- Born: 1899 Oakland, California, U.S.
- Died: November 7, 1989 (aged 89–90) Berkeley, California, U.S.
- Occupation: Painter
- Spouse(s): Mabel Lundy Edna Stoddart
- Children: Lundy Siegriest

= Louis Siegriest =

American painter

Louis Bassi Siegriest (1899 – November 7, 1989) was an American painter. He was a member of the Society of Six.

==Life==
Siegriest was born in 1899. He was trained by Frank Van Sloun.

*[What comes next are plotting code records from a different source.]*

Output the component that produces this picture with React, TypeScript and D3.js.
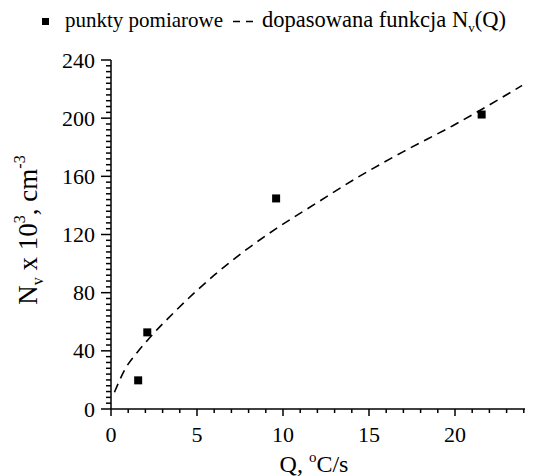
import React from "react";
import { scaleLinear, line, curveMonotoneX, range } from "d3";

// measured points (Q in °C/s, Nv in 10^3 cm^-3)
const pointQ = [1.58, 2.11, 9.6, 21.55];
const pointN = [19.7, 52.7, 144.8, 202.5];

// fitted curve Nv(Q)
const fitQ = [0.2, 0.8, 1.6, 2.1, 3.8, 6, 7.8, 9.6, 12, 14.3, 17, 19.9, 22.7, 23.9];
const fitN = [11.5, 27, 40, 47, 68, 92, 109, 124, 142, 159, 177, 195, 214, 222.5];

const xTicks = [0, 5, 10, 15, 20];
const yTicks = [0, 40, 80, 120, 160, 200, 240];

const txt = { fontFamily: "'Times New Roman', 'Liberation Serif', serif" };

export default function App() {
  const width = 537;
  const height = 476;

  const x = scaleLinear().domain([0, 24.07]).range([111, 525]);
  const y = scaleLinear().domain([0, 240]).range([409, 60]);

  const fitLine = line<number>()
    .x((d, i) => x(fitQ[i]))
    .y((d) => y(d))
    .curve(curveMonotoneX);

  const xMinor = range(0, 25, 1).filter((v) => v % 5 !== 0);
  const yMinor = range(0, 241, 4).filter((v) => v % 40 !== 0);

  return (
    <svg
      width={width}
      height={height}
      style={{ position: "absolute", left: 0, top: 0, background: "#fff" }}
    >
      {/* legend */}
      <rect x={42} y={18} width={7} height={7} fill="#000" />
      <text x={65} y={27} fontSize={21} style={txt}>
        punkty pomiarowe
      </text>
      <line
        x1={233}
        y1={21.5}
        x2={254}
        y2={21.5}
        stroke="#000"
        strokeWidth={1.5}
        strokeDasharray="7,6"
      />
      <text x={262} y={27} fontSize={22.5} style={txt}>
        dopasowana funkcja N
        <tspan fontSize={13} dy={5}>
          v
        </tspan>
        <tspan dy={-5}>(Q)</tspan>
      </text>

      {/* axes */}
      <g stroke="#000" strokeWidth={1.5}>
        <line x1={x(0)} y1={y(0)} x2={x(24.07)} y2={y(0)} />
        <line x1={x(0)} y1={y(0)} x2={x(0)} y2={y(240)} />
        {xTicks.map((t) => (
          <line key={"xt" + t} x1={x(t)} x2={x(t)} y1={y(0)} y2={y(0) + 7} />
        ))}
        {xMinor.map((t) => (
          <line key={"xm" + t} x1={x(t)} x2={x(t)} y1={y(0)} y2={y(0) + 4} />
        ))}
        {yTicks.map((t) => (
          <line key={"yt" + t} x1={x(0) - 10} x2={x(0)} y1={y(t)} y2={y(t)} />
        ))}
        {yMinor.map((t) => (
          <line key={"ym" + t} x1={x(0) - 5} x2={x(0)} y1={y(t)} y2={y(t)} />
        ))}
      </g>

      {xTicks.map((t) => (
        <text key={"xl" + t} x={x(t)} y={442} fontSize={22} textAnchor="middle" style={txt}>
          {t}
        </text>
      ))}
      {yTicks.map((t) => (
        <text
          key={"yl" + t}
          x={95}
          y={y(t) + 7.5}
          fontSize={22}
          textAnchor="end"
          style={txt}
        >
          {t}
        </text>
      ))}

      {/* axis titles */}
      <text x={314} y={472} fontSize={24} textAnchor="middle" style={txt}>
        Q,{" "}
        <tspan fontSize={15} dy={-10}>
          o
        </tspan>
        <tspan dy={10}>C/s</tspan>
      </text>
      <text
        transform="translate(37,230) rotate(-90)"
        fontSize={27}
        textAnchor="middle"
        style={txt}
      >
        N
        <tspan fontSize={16} dy={6}>
          v
        </tspan>
        <tspan dy={-6}> x 10</tspan>
        <tspan fontSize={16} dy={-12}>
          3
        </tspan>
        <tspan dy={12}>, cm</tspan>
        <tspan fontSize={16} dy={-12}>
          -3
        </tspan>
      </text>

      {/* fitted curve */}
      <path
        d={fitLine(fitN) || ""}
        fill="none"
        stroke="#000"
        strokeWidth={1.6}
        strokeDasharray="9,6"
      />

      {/* measured points */}
      {pointQ.map((q, i) => (
        <rect
          key={"p" + i}
          x={x(q) - 4}
          y={y(pointN[i]) - 4}
          width={8}
          height={8}
          fill="#000"
        />
      ))}
    </svg>
  );
}
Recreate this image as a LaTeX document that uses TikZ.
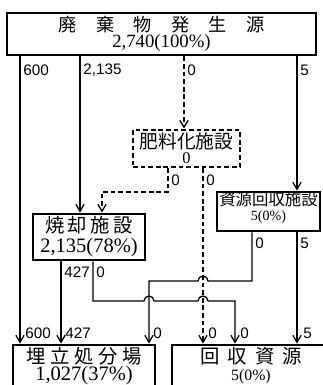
\documentclass[tikz,border=0pt]{standalone}
\usepackage{fontspec}
\setmainfont{Liberation Serif}
\newfontfamily\jp{Noto Sans CJK JP}
\newfontfamily\lab{Liberation Sans}
\usetikzlibrary{arrows.meta,calc}

\tikzset{
  box/.style={draw, line width=2.4pt, inner sep=0pt, align=center,
              execute at begin node={\lineskiplimit=-30pt\relax}},
  dbox/.style={box, dash pattern=on 4pt off 2.5pt},
  flow/.style={line width=1.1pt, -{Straight Barb[length=6pt,width=7pt]}},
  dflow/.style={flow, dash pattern=on 4pt off 2.5pt},
  num/.style={font=\lab\fontsize{13}{13}\selectfont, anchor=west, inner sep=1pt},
}

\begin{document}
\begin{tikzpicture}[x=0.03cm,y=-0.03cm]
    \useasboundingbox (0,0) rectangle (322,385);
    % Boxes
    \node[box, minimum width=9.27cm, minimum height=1.26cm, font=\fontsize{16}{13.5}\selectfont] (gen) at (161.5,34)
        {{\jp\fontsize{15.5}{16}\selectfont 廃\hspace{16.5pt}棄\hspace{16.5pt}物\hspace{16.5pt}発\hspace{16.5pt}生\hspace{16.5pt}源}\\2,740(100\%)};
    \node[dbox, minimum width=3.21cm, minimum height=1.11cm, font=\fontsize{14}{13}\selectfont] (compost) at (186.5,148.5)
        {{\jp\fontsize{16}{16}\selectfont 肥料化施設}\\0};
    \node[box, minimum width=3.36cm, minimum height=1.38cm, font=\fontsize{17.5}{17}\selectfont] (incin) at (89,237)
        {{\jp\fontsize{16.5}{17}\selectfont 焼\hspace{3pt}却\hspace{3pt}施\hspace{3pt}設}\\2,135(78\%)};
    \node[box, minimum width=3.09cm, minimum height=1.17cm, font=\fontsize{12}{12.5}\selectfont] (recov) at (268.5,211.5)
        {{\jp\fontsize{14}{14}\selectfont 資源回収施設}\\5(0\%)\rule[-9pt]{0pt}{1pt}};
    \node[box, minimum width=4.26cm, minimum height=1.26cm, font=\fontsize{17.5}{14.5}\selectfont] (landfill) at (84,366)
        {{\jp\fontsize{16.5}{16}\selectfont 埋\hspace{4pt}立\hspace{4pt}処\hspace{4pt}分\hspace{4pt}場}\\1,027(37\%)};
    \node[box, minimum width=4.74cm, minimum height=1.26cm, font=\fontsize{13.5}{14.5}\selectfont] (recyc) at (251,366)
        {{\jp\fontsize{16.5}{16}\selectfont 回\hspace{7pt}収\hspace{7pt}資\hspace{7pt}源}\\5(0\%)};

    % Line positions
    \foreach \n/\x in {gLand/20, gInc/80, gComp/184, gRec/297, cInc/168, cRec/203, iLand/61, iRec/93, rLand/252}
        \coordinate (\n) at (\x,0);
    \coordinate (tComp) at (102,192);
    \coordinate (tRec) at (149,281);
    \coordinate (tInc) at (235,301);

    % Flows from the source
    \draw[flow] (gen.south -| gLand) -- (landfill.north -| gLand);
    \draw[flow] (gen.south -| gInc) -- (incin.north -| gInc);
    \draw[dflow] (gen.south -| gComp) -- (compost.north -| gComp);
    \draw[flow] (gen.south -| gRec) -- (recov.north -| gRec);
    % Composting
    \draw[dflow] (compost.south -| cInc) |- (tComp) -- (incin.north -| tComp);
    \draw[dflow] (compost.south -| cRec) -- (recyc.north -| cRec);
    % Incineration
    \draw[flow] (incin.south -| iLand) -- (landfill.north -| iLand);
    \draw[flow] (incin.south -| iRec) |- ($(tRec |- tInc)+(-5,0)$)
        arc[start angle=180, end angle=0, radius=0.15cm] -- ($(cRec |- tInc)+(-5,0)$)
        arc[start angle=180, end angle=0, radius=0.15cm] -- (tInc) -- (recyc.north -| tInc);
    % Recovery
    \draw[flow] (recov.south -| rLand) |- ($(cRec |- tRec)+(5,0)$)
        arc[start angle=0, end angle=180, radius=0.15cm] -- (tRec) -- (landfill.north -| tRec);
    \draw[flow] (recov.south -| gRec) -- (recyc.north -| gRec);

    % Amounts
    \foreach \n/\x/\y/\t in {la/22/70/600, lb/82/70/{2,135}, lc/186/70/0, ld/299/70/5,
                             le/170/180/0, lf/205/180/0, lg/63/272/427, lh/95/272/0,
                             li/254/243/0, lj/299/243/5, lk/24/333/600, ll/64/333/427,
                             lm/152/333/0, ln/207/333/0, lo/239/333/0, lp/302/333/5}
        \node[num] (\n) at (\x,\y) {\t};
\end{tikzpicture}
\end{document}
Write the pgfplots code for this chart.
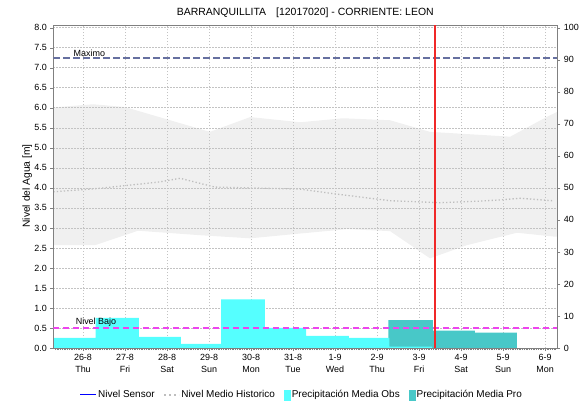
\documentclass[border=0pt]{standalone}
\usepackage{fontspec}
\setmainfont{Liberation Sans}
\usepackage{pgfplots}
\pgfplotsset{compat=1.18}
\definecolor{obs}{RGB}{85,255,255}
\definecolor{pro}{RGB}{72,200,200}
\definecolor{bandc}{RGB}{240,240,240}
\definecolor{gridc}{RGB}{195,195,195}
\definecolor{framec}{RGB}{128,128,128}
\definecolor{medc}{RGB}{190,190,190}
\definecolor{maxc}{RGB}{102,112,160}
\definecolor{bajoc}{RGB}{238,68,238}
\definecolor{sensorred}{RGB}{240,40,40}
\definecolor{sensorblue}{RGB}{0,0,255}
\begin{document}
\begin{tikzpicture}
\pgfplotsset{base/.style={scale only axis, width=504bp, height=323bp, at={(0,0)}, anchor=south west, xmin=-0.707, xmax=11.29,
  axis line style={draw=framec}, tick style={draw=framec}, tick align=outside,
  major tick length=3bp, minor tick length=2bp,
  ticklabel style={font=\fontsize{9}{10}\selectfont},
  /pgf/number format/assume math mode=true}}
% ---- axis 1: water level (m), grid, band, median
\begin{axis}[base, ymin=0, ymax=8.07, axis on top,
  xtick={0,...,11},
  xticklabels={{26-8\\Thu},{27-8\\Fri},{28-8\\Sat},{29-8\\Sun},{30-8\\Mon},{31-8\\Tue},{1-9\\Wed},{2-9\\Thu},{3-9\\Fri},{4-9\\Sat},{5-9\\Sun},{6-9\\Mon}},
  xticklabel style={align=center, font=\fontsize{9}{11.5}\selectfont},
  minor xtick={-0.6666667,-0.625,...,11.28},
  minor tick style={draw=framec, line width=0.4bp},
  ytick={0,0.5,...,8},
  yticklabel style={/pgf/number format/.cd, fixed, fixed zerofill, precision=1},
  xtick pos=bottom, ytick pos=left,
  grid=major,
  major grid style={draw=gridc, line width=0.7bp, dash pattern=on 1.5bp off 1.5bp}]
\addplot[fill=bandc, draw=none] coordinates {(-0.707,6.01)(0.24,6.09)(1.0,6.02)(3.02,5.40)(3.98,5.77)(5.17,5.64)(6.19,5.74)(7.31,5.69)(8.26,5.40)(10.17,5.28)(11.05,5.78)(11.29,5.90)
  (11.29,2.78)(11.24,2.78)(10.33,2.88)(9.14,2.57)(8.26,2.24)(7.31,2.92)(6.29,2.97)(5.17,2.86)(3.98,2.74)(2.76,2.82)(1.31,2.93)(0.29,2.57)(-0.707,2.57)};
\addplot[medc, line width=1.3bp, dash pattern=on 1.3bp off 2.2bp] coordinates {(-0.707,3.90)(0.40,3.99)(1.12,4.07)(1.83,4.15)(2.31,4.24)(3.14,4.02)(5.17,3.97)(6.0,3.85)(7.31,3.68)(8.5,3.63)(9.45,3.67)(9.93,3.70)(10.4,3.74)(11.17,3.68)};
\end{axis}
% ---- axis 2: precipitation (mm), right axis
\begin{axis}[base, ymin=0, ymax=100.85, axis x line=none, axis y line*=right,
  ytick={0,10,...,100}, ytick pos=right]
\addplot[fill=pro, draw=none, const plot mark left] coordinates {(7.27,8.7)(8.33,5.4)(9.33,4.8)(10.33,4.8)} \closedcycle;
\addplot[fill=obs, draw=none, const plot mark left] coordinates {(-0.707,3.2)(0.3,9.4)(1.33,3.5)(2.33,1.25)(3.29,15.2)(4.33,6.3)(5.31,3.8)(6.33,3.2)(7.29,0.4)(8.31,0.4)} \closedcycle;
\end{axis}
% ---- axis 3: thresholds, sensor time, legend
\begin{axis}[base, ymin=0, ymax=8.07, xtick=\empty, ytick=\empty,
  legend columns=-1,
  legend style={at={(0.4925,-0.1455)}, anchor=center, draw=none, fill=none,
    font=\fontsize{10}{11}\selectfont,
    nodes={inner xsep=1.5bp},
    /tikz/every even column/.append style={column sep=7.5bp}},
  legend cell align=left]
\addlegendimage{legend image code/.code={\draw[sensorblue, line width=1bp] (0bp,0bp) -- (16bp,0bp);}}
\addlegendentry{Nivel Sensor}
\addlegendimage{legend image code/.code={\draw[medc, line width=1.2bp, dash pattern=on 2bp off 3bp] (0bp,0bp) -- (15bp,0bp);}}
\addlegendentry{Nivel Medio Historico}
\addlegendimage{legend image code/.code={\fill[obs] (6bp,-5bp) rectangle (12bp,5bp);}}
\addlegendentry{Precipitación Media Obs}
\addlegendimage{legend image code/.code={\fill[pro] (8bp,-5bp) rectangle (14bp,5bp);}}
\addlegendentry{Precipitación Media Pro}
\addplot[maxc, line width=1.7bp, dash pattern=on 7bp off 3bp] coordinates {(-0.707,7.25)(11.29,7.25)};
\addplot[bajoc, line width=1.7bp, dash pattern=on 6bp off 4bp] coordinates {(-0.707,0.5)(11.29,0.5)};
\addplot[color=sensorred, solid, line width=1.3bp] coordinates {(8.38,0) (8.38,8.07)};
\node[anchor=south west, inner sep=1bp, font=\fontsize{9}{10}\selectfont] at (axis cs:-0.25,7.25) {Maximo};
\node[anchor=south west, inner sep=1bp, font=\fontsize{9}{10}\selectfont] at (axis cs:-0.2,0.5) {Nivel Bajo};
\end{axis}
\node[rotate=90, font=\fontsize{10.3}{11}\selectfont] at (-26bp,162bp) {Nivel del Agua [m]};
\node[font=\fontsize{10.5}{12}\selectfont] at (252bp,335.5bp) {BARRANQUILLITA\hspace{10bp}[12017020] - CORRIENTE: LEON};
\pgfresetboundingbox
\path[use as bounding box] (-53.3bp,-53bp) rectangle (531.7bp,348bp);
\end{tikzpicture}
\end{document}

Siegriest established a studio in Oakland, California, where he was a member of the Society of Six alongside Selden Connor Gile, August Gay, Maurice Logan, Bernard von Eichman, and William H. Clapp. He began his career as an Impressionist, and he later became an Abstract Expressionist. He painted Western landscapes, including Nevada ghost towns and cityscapes. He often exhibited his work with his son, Lundy Siegriest, who predeceased him.

Siegriest died on November 7, 1989, in Berkeley, California. According to art historian Nancy Boas, Siegriest was "the grand old man of California art." His artwork can be seen at the Fine Arts Museums of San Francisco, the San Francisco Museum of Modern Art, and the Smithsonian American Art Museum.